In 2002 the Nobel Prize for Economics was not awarded to an economist. It was awarded to a psychologist – Daniel Kahneman – who showed that the model of the Rational Man did not stand up to rigorous psychological experiment. Reality demonstrated we are Irrational Chimps. The economists had omitted to test their hypothesis. Oops!
This lesson has many implications for the Science of Improvement. One of which is a deeper understanding of the nemesis of improvement – resistance to change.
One of the surprising findings is that our judgements are biased – and our bias operates at an unconscious level – what Kahneman describes as the System One level. Chimp level. We are not aware we are making biased decisions.
For example. Many assume that we prefer certainty to uncertainty. We fear the unpredictable. We avoid it. We seek the predictable and the stable. And we will put up with just about anything so long as it is predictable. We do not like surprises. And when presented with that assertion most people nod and say ‘Yes’ – that feels right.
We also prefer gain to loss. We love winning. We hate losing. This ‘competitive spirit’ is socially reinforced from day one by our ‘pushy parents’ – we all know the ones – but we all do it to some degree. Do better! Work harder! Be a success! Optimize! Be the best! Be perfect! Be Perfect! BE PERFECT.
So which is more important to us? Losing or uncertainty? This is one question that Kahneman asked. And the answer he discovered was surprising – because it effectively disproved the Rational Man hypothesis. And this is how a psychologist earned a Nobel Prize for Economics.
Kahneman discovered that loss is more important to us than uncertainty.
To demonstrate this he presented subjects with a choice between two win/lose options; and he presented the choice in two ways. To a statistician and a Rational Man the outcomes were exactly the same in terms of gain or loss. He designed the experiment to ensure that it was the unconscious judgement that was being measured – the intuitive gut reaction. So if our gut reactions are Rational then the choice and the way the choice was presented would have no significant effect.
There was an effect. The hypothesis was disproved.
The evidence showed that our gut reactions are biased … and in an interesting way.
If we are presented with the choice between a certain gain and an uncertain gain/loss (so the average gain is the same) then we choose the certain gain much more often. We avoid uncertainty. Uncertainly =1 Loss=0.
BUT …
If we are presented with a choice between certain loss and an uncertain loss/gain (so the average outcome is again the same) then we choose the uncertain option much more often. This is exactly the opposite of what was expected.

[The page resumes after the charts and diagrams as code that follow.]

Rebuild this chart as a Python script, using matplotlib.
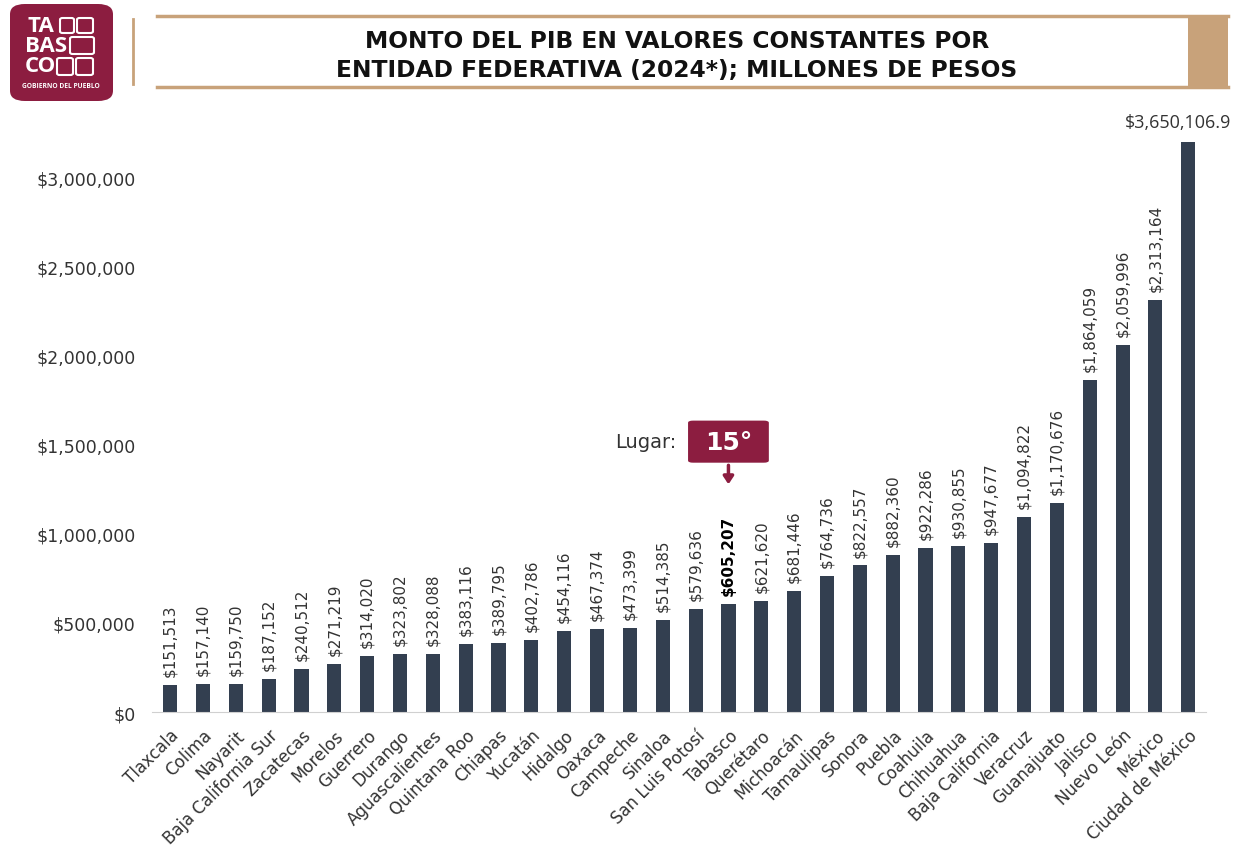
import numpy as np
import matplotlib.pyplot as plt
from matplotlib.patches import FancyBboxPatch, Rectangle
from matplotlib.ticker import FuncFormatter

plt.rcParams['font.family'] = ['DejaVu Sans']

estados = ['Tlaxcala', 'Colima', 'Nayarit', 'Baja California Sur', 'Zacatecas',
           'Morelos', 'Guerrero', 'Durango', 'Aguascalientes', 'Quintana Roo',
           'Chiapas', 'Yucatán', 'Hidalgo', 'Oaxaca', 'Campeche', 'Sinaloa',
           'San Luis Potosí', 'Tabasco', 'Querétaro', 'Michoacán', 'Tamaulipas',
           'Sonora', 'Puebla', 'Coahuila', 'Chihuahua', 'Baja California',
           'Veracruz', 'Guanajuato', 'Jalisco', 'Nuevo León', 'México',
           'Ciudad de México']
pib = [151513, 157140, 159750, 187152, 240512, 271219, 314020, 323802,
       328088, 383116, 389795, 402786, 454116, 467374, 473399, 514385,
       579636, 605207, 621620, 681446, 764736, 822557, 882360, 922286,
       930855, 947677, 1094822, 1170676, 1864059, 2059996, 2313164,
       3650106.9]
destacado = 'Tabasco'
lugar = '15°'

maroon = '#8c1d40'
tan = '#c8a27a'
bar_color = '#333f50'
txt = '#333333'

fig = plt.figure(figsize=(12.36, 8.54), dpi=100)
ax = fig.add_axes([0.123, 0.165, 0.853, 0.668])

x = np.arange(len(estados))
ax.bar(x, pib, width=0.43, color=bar_color, zorder=2)
ax.set_xlim(-0.55, len(estados) - 0.45)
ax.set_ylim(0, 3200000)
ax.set_yticks(np.arange(0, 3000001, 500000))
ax.yaxis.set_major_formatter(FuncFormatter(lambda v, p: f'${v:,.0f}'))
ax.tick_params(axis='y', length=0, labelsize=12.5, labelcolor=txt, pad=12)
ax.set_xticks(x)
ax.set_xticklabels(estados, rotation=45, ha='right', rotation_mode='anchor',
                   fontsize=12, color=txt)
ax.tick_params(axis='x', length=0, pad=10)
for s in ['top', 'right', 'left']:
    ax.spines[s].set_visible(False)
ax.spines['bottom'].set_color('#d0d0d0')

ymax = ax.get_ylim()[1]
for xi, (nombre, v) in enumerate(zip(estados, pib)):
    if v > ymax:
        ax.text(xi - 0.3, ymax + 60000, f'${v:,.1f}', ha='center', va='bottom',
                fontsize=13, color=txt, clip_on=False, family='Open Sans')
        continue
    bold = nombre == destacado
    ax.text(xi, v + 50000, f'${v:,.0f}', rotation=90, ha='center', va='bottom',
            fontsize=11, color='black' if bold else txt,
            fontweight='bold' if bold else 'normal')

# marcador de lugar
i_tab = estados.index(destacado)
ax.add_patch(FancyBboxPatch((i_tab - 1.23, 1399000), 2.46, 236000,
                            boxstyle='round,pad=0,rounding_size=0.15',
                            mutation_aspect=80000, fc=maroon, ec='none',
                            zorder=5, clip_on=False))
ax.text(i_tab, 1517000, lugar, ha='center', va='center', color='white',
        fontsize=18, fontweight='bold', zorder=6)
ax.annotate('', xy=(i_tab, 1262000), xytext=(i_tab, 1400000),
            arrowprops=dict(arrowstyle='-|>,head_width=0.3,head_length=0.45',
                            color=maroon, lw=2.5), zorder=5)
ax.text(i_tab - 1.6, 1517000, 'Lugar:', ha='right', va='center',
        fontsize=14, color=txt)

# encabezado
fig.add_artist(Rectangle((157 / 1236, 1 - 88 / 854), (1228 - 157) / 1236,
                         71 / 854, transform=fig.transFigure, fc='white',
                         ec='none'))
for yy in [17, 88]:
    fig.add_artist(plt.Line2D([157 / 1236, 1228 / 1236], [1 - yy / 854] * 2,
                              color=tan, lw=2.5, transform=fig.transFigure))
fig.add_artist(Rectangle((1188 / 1236, 1 - 88 / 854), 40 / 1236, 71 / 854,
                         transform=fig.transFigure, fc=tan, ec='none'))
fig.add_artist(plt.Line2D([133 / 1236] * 2, [1 - 20 / 854, 1 - 85 / 854],
                          color=tan, lw=2, transform=fig.transFigure))
fig.text(677 / 1236, 1 - 56 / 854,
         'MONTO DEL PIB EN VALORES CONSTANTES POR\n'
         'ENTIDAD FEDERATIVA (2024*); MILLONES DE PESOS',
         ha='center', va='center', fontsize=16.8, fontweight='bold',
         color='#111111', linespacing=1.3)

# logo
fig.add_artist(FancyBboxPatch((10 / 1236, 1 - 102 / 854), 103 / 1236, 97 / 854,
                              boxstyle='round,pad=0,rounding_size=0.012',
                              transform=fig.transFigure, fc=maroon, ec='none'))
for px, py, w in [(27, 27, 'TA'), (25, 46, 'BAS'), (25, 67, 'CO')]:
    fig.text(px / 1236, 1 - py / 854, w, ha='left', va='center',
             fontsize=16, fontweight='bold', color='white', family='Open Sans')
fig.text(61 / 1236, 1 - 87 / 854, 'GOBIERNO DEL PUEBLO', ha='center',
         va='center', fontsize=4.8, fontweight='bold', color='white',
         family='Open Sans')
for (lx, ly, lw_, lh) in [(60, 19, 14, 15), (77, 19, 16, 15), (70, 38, 24, 17),
                          (57, 59, 16, 17), (76, 59, 17, 17)]:
    fig.add_artist(FancyBboxPatch((lx / 1236, 1 - (ly + lh) / 854), lw_ / 1236,
                                  lh / 854,
                                  boxstyle='round,pad=0,rounding_size=0.002',
                                  transform=fig.transFigure, fc='none',
                                  ec='white', lw=1.5))

fig.savefig('out.png', dpi=100)
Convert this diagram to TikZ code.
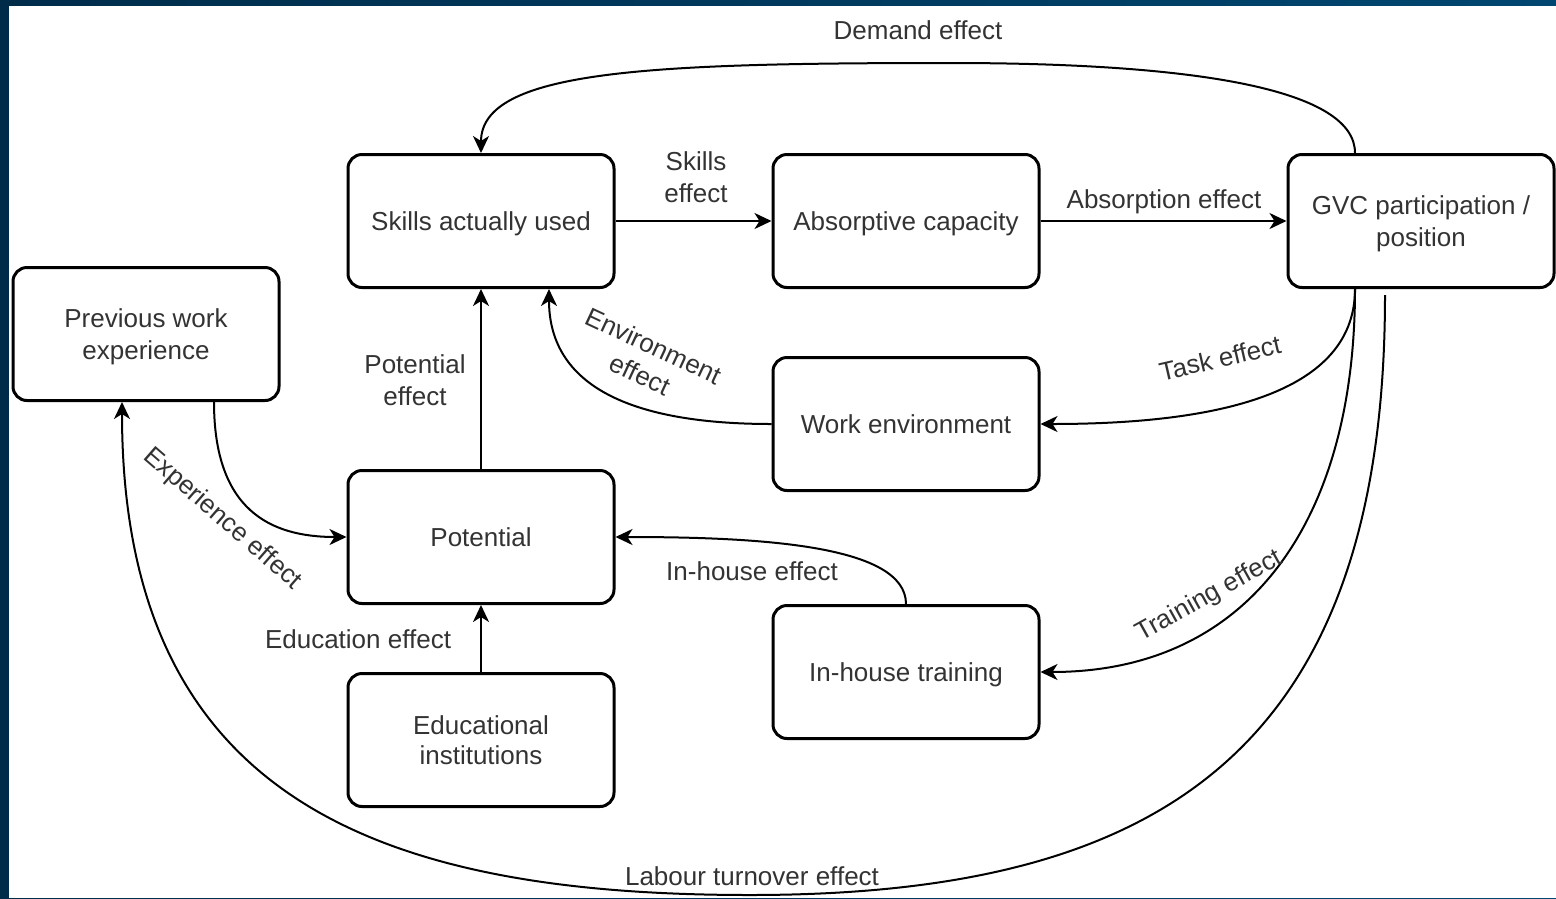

And it did not make any difference if the subject knew the results of the experiment before doing it. The judgement is made out of awareness and communicated to our consciousness via an emotion – a feeling – that biases our slower, logical, conscious decision process.
This means that the sense of loss has more influence on our judgement than the sense of uncertainty.
This behaviour is hard-wired. It is part of our Chimp brain design. And once we know this we can see the effect of it everywhere.
1. We will avoid the pain of uncertainty and resist any change that might deliver a gain when we believe that future loss is uncertain. We are conservative and over-optimistic.
2. We will accept the pain of uncertainty and only try something new (and risky) when we believe that to do otherwise will result in certain loss. The Backs Against The Wall scenario. The Cornered Rat is Unpredictable and Dangerous scenario.
This explains why we resist any change right up until the point when we see Reality clearly enough to believe that we are definitely going to lose something important if we do nothing. Lose our reputation, lose our job, lose our security, lose our freedom or lose our lives. That is a transformational event. A Road to Damascus moment.
Understanding that we behave like curious, playful, social but irrational chimps is one key to unlocking significant and sustained improvement.
We need to celebrate our inner chimp – it is key to innovation.
And we need to learn how to team up with our inner chimp rather than be hijacked by it.
If we do not we will fail – the Laws of Physics, Probability and Psychology decree it.